ColossalAI [BUG]: RuntimeError(f"Parameter model.lm.parameters failed at the gradient reduction. " "Some unsupported torch function is operated upon this parameter.")

🐛 Describe the bug

strategy:colossal_gemini print info: chunk.tensors_info[p].state TensorState.HOLD TensorState.HOLD_AFTER_BWD, -->so raise error: RuntimeError(f"Parameter model.lm.parameters failed at the gradient reduction. " "Some unsupported torch function is operated upon this parameter.") but I dont know how to solve it.What's wrong here?

Environment

No response

Apr 14 '23 17:04 Youly172

Hi @Youly172 Could you please provide more details to help us to reproduce it? e.g.
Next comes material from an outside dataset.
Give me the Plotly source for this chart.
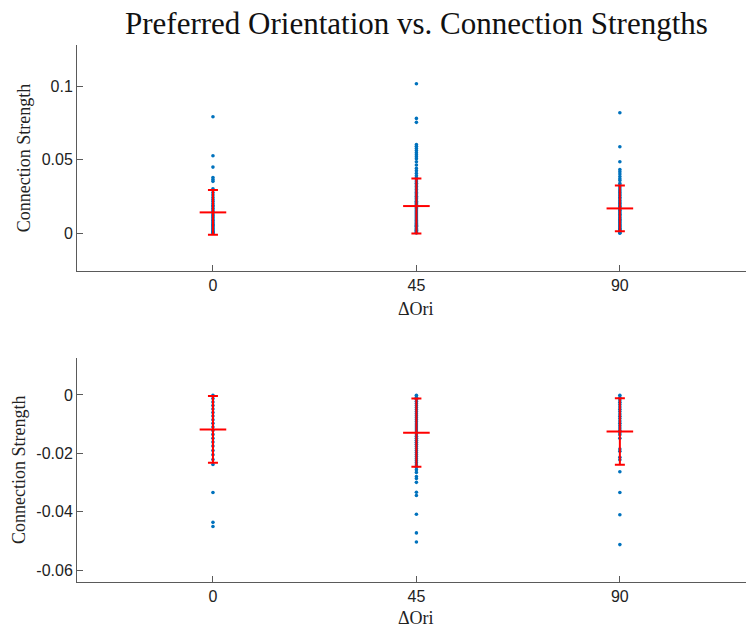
import plotly.graph_objects as go

# Orientation-difference groups (degrees)
ori_groups = [0, 45, 90]
ori_ticks = ["0", "45", "90"]

# Excitatory connection strengths per group
exc_0 = [0.0793, 0.0528, 0.0451, 0.0380, 0.0367, 0.0354, 0.0304,
         0.0278, 0.0262, 0.0245, 0.0231, 0.0218, 0.0204, 0.0192, 0.0183,
         0.0171, 0.0160, 0.0149, 0.0138, 0.0127, 0.0118, 0.0109, 0.0098,
         0.0089, 0.0080, 0.0071, 0.0063, 0.0055, 0.0047, 0.0039, 0.0031,
         0.0024, 0.0017, 0.0011, 0.0006, 0.0002]
exc_45 = [0.1018, 0.0782, 0.0755, 0.0605, 0.0592, 0.0578, 0.0564, 0.0549,
          0.0535, 0.0521, 0.0508, 0.0487, 0.0465, 0.0442, 0.0426, 0.0408,
          0.0392, 0.0378, 0.0364, 0.0352, 0.0341, 0.0330, 0.0319, 0.0309,
          0.0298, 0.0288, 0.0279, 0.0270, 0.0261, 0.0252, 0.0243, 0.0235,
          0.0227, 0.0219, 0.0211, 0.0203, 0.0196, 0.0189, 0.0181, 0.0174,
          0.0167, 0.0160, 0.0153, 0.0146, 0.0139, 0.0132, 0.0125, 0.0118,
          0.0112, 0.0105, 0.0098, 0.0092, 0.0086, 0.0079, 0.0073, 0.0067,
          0.0061, 0.0055, 0.0049, 0.0043, 0.0037, 0.0031, 0.0026, 0.0021,
          0.0016, 0.0011, 0.0007, 0.0003]
exc_90 = [0.0820, 0.0589, 0.0487, 0.0435, 0.0420, 0.0404, 0.0387, 0.0372,
          0.0360, 0.0340, 0.0328, 0.0315, 0.0302, 0.0290, 0.0279, 0.0268,
          0.0257, 0.0246, 0.0235, 0.0224, 0.0214, 0.0204, 0.0194, 0.0184,
          0.0175, 0.0166, 0.0157, 0.0148, 0.0139, 0.0130, 0.0121, 0.0112,
          0.0104, 0.0096, 0.0088, 0.0080, 0.0072, 0.0064, 0.0057, 0.0050,
          0.0043, 0.0036, 0.0029, 0.0022, 0.0016, 0.0010, 0.0005, 0.0001]

# Inhibitory connection strengths per group
inh_0 = [-0.0001, -0.0012, -0.0024, -0.0036, -0.0048, -0.0060, -0.0072,
         -0.0085, -0.0097, -0.0110, -0.0122, -0.0135, -0.0148, -0.0161,
         -0.0175, -0.0190, -0.0205, -0.0221, -0.0238, -0.0334, -0.0436,
         -0.0450]
inh_45 = [-0.0001, -0.0008, -0.0015, -0.0022, -0.0029, -0.0036, -0.0043,
          -0.0050, -0.0057, -0.0064, -0.0071, -0.0078, -0.0085, -0.0092,
          -0.0099, -0.0106, -0.0113, -0.0120, -0.0127, -0.0134, -0.0141,
          -0.0148, -0.0155, -0.0162, -0.0169, -0.0176, -0.0183, -0.0190,
          -0.0197, -0.0204, -0.0211, -0.0218, -0.0225, -0.0232, -0.0240,
          -0.0248, -0.0256, -0.0265, -0.0279, -0.0286, -0.0299, -0.0333,
          -0.0344, -0.0408, -0.0472, -0.0503]
inh_90 = [-0.0001, -0.0009, -0.0017, -0.0025, -0.0033, -0.0041, -0.0049,
          -0.0057, -0.0065, -0.0073, -0.0081, -0.0089, -0.0097, -0.0105,
          -0.0113, -0.0121, -0.0129, -0.0136, -0.0148, -0.0185, -0.0193,
          -0.0213, -0.0222, -0.0263, -0.0334, -0.0410, -0.0512]

# Group means and standard deviations
exc_mean = [0.0143, 0.0186, 0.0170]
exc_std = [0.0152, 0.0187, 0.0155]
inh_mean = [-0.0118, -0.0129, -0.0125]
inh_std = [0.0114, 0.0117, 0.0114]

DOT = "#0072BD"
RED = "#FF0000"
AXC = "#5a5a5a"
SERIF = "Liberation Serif, Times New Roman, serif"
SANS = "Liberation Sans, Arial, Helvetica, sans-serif"

fig = go.Figure()


def add_panel(groups, mean, std, xa, ya):
    for g, vals in zip(ori_groups, groups):
        fig.add_trace(go.Scatter(
            x=[g] * len(vals), y=vals, mode="markers",
            marker=dict(color=DOT, size=3.6, line=dict(width=0)),
            xaxis=xa, yaxis=ya, showlegend=False, hoverinfo="y"))
    fig.add_trace(go.Scatter(
        x=ori_groups, y=mean, mode="markers",
        marker=dict(symbol="line-ew", size=19, color=RED,
                    line=dict(color=RED, width=2)),
        error_y=dict(type="data", array=std, visible=True,
                     color=RED, thickness=2, width=5),
        xaxis=xa, yaxis=ya, showlegend=False))


add_panel([exc_0, exc_45, exc_90], exc_mean, exc_std, "x", "y")
add_panel([inh_0, inh_45, inh_90], inh_mean, inh_std, "x2", "y2")

xcommon = dict(
    range=[-30.07, 117.9], tickvals=ori_groups, ticktext=ori_ticks,
    showline=True, linecolor=AXC, linewidth=1, ticks="inside",
    ticklen=6, tickcolor=AXC, showgrid=False, zeroline=False,
    tickfont=dict(family=SANS, size=16, color="#222"))
ycommon = dict(
    showline=True, linecolor=AXC, linewidth=1, ticks="inside",
    ticklen=6, tickcolor=AXC, showgrid=False, zeroline=False,
    tickfont=dict(family=SANS, size=16, color="#222"),
    title=dict(text="Connection Strength",
               font=dict(family=SERIF, size=18, color="#222"), standoff=6))

fig.update_layout(
    width=746, height=627,
    margin=dict(l=77, r=0, t=45, b=45),
    plot_bgcolor="white", paper_bgcolor="white",
    xaxis=dict(domain=[0, 1], anchor="y", **xcommon),
    yaxis=dict(domain=[0.579, 1], anchor="x", range=[-0.0256, 0.1281],
               tickvals=[0, 0.05, 0.1], ticktext=["0", "0.05", "0.1"],
               **ycommon),
    xaxis2=dict(domain=[0, 1], anchor="y2", **xcommon),
    yaxis2=dict(domain=[0, 0.418], anchor="x2", range=[-0.064, 0.0128],
                tickvals=[-0.06, -0.04, -0.02, 0],
                ticktext=["-0.06", "-0.04", "-0.02", "0"], **ycommon),
    annotations=[
        dict(text="Preferred Orientation vs. Connection Strengths",
             xref="x", yref="paper", x=45, y=1, yshift=22,
             xanchor="center", yanchor="middle", showarrow=False,
             font=dict(family=SERIF, size=31, color="#111")),
        dict(text="ΔOri", xref="x", yref="paper", x=45, y=0.579,
             yshift=-38, xanchor="center", yanchor="middle",
             showarrow=False, font=dict(family=SERIF, size=18, color="#222")),
        dict(text="ΔOri", xref="x2", yref="paper", x=45, y=0,
             yshift=-36, xanchor="center", yanchor="middle",
             showarrow=False, font=dict(family=SERIF, size=18, color="#222")),
    ],
)

fig.write_html("out.html")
What's example, command, env, and any changes?

Apr 18 '23 07:04 binmakeswell

I also encountered the same error. Did you manage to resolve it later on?

Jul 17 '23 01:07 gaylong9

邮件已收到~李巧艳

Jul 17 '23 01:07 Youly172

Bot detected the issue body's language is not English, translate it automatically. 👯👭🏻🧑‍🤝‍🧑👫🧑🏿‍🤝‍🧑🏻👩🏾‍🤝‍👨🏿👬🏿

The mail has been received~ Li Qiaoyan

Jul 17 '23 01:07 Issues-translate-bot

I also encountered the same error. Did you manage to resolve it later on?

I'm using version 0.3.0 of colossalai. I encountered a RuntimeError: Parameter "tor_bond_conv.batch_norm.bias" failed at the gradient reduction. Some unsupported torch function is operated upon this parameter. error. In the gemini_plugin.py file, I found a comment mentioning that the support for zero in colossalai is currently not optimal, along with the commented line model = nn.SyncBatchNorm.convert_sync_batchnorm(model, None). I suspected that the issue was caused by the Batch Normalization layers in the model. However, even after uncommenting that line, the error still persists and remains unchanged.

Jul 17 '23 03:07 gaylong9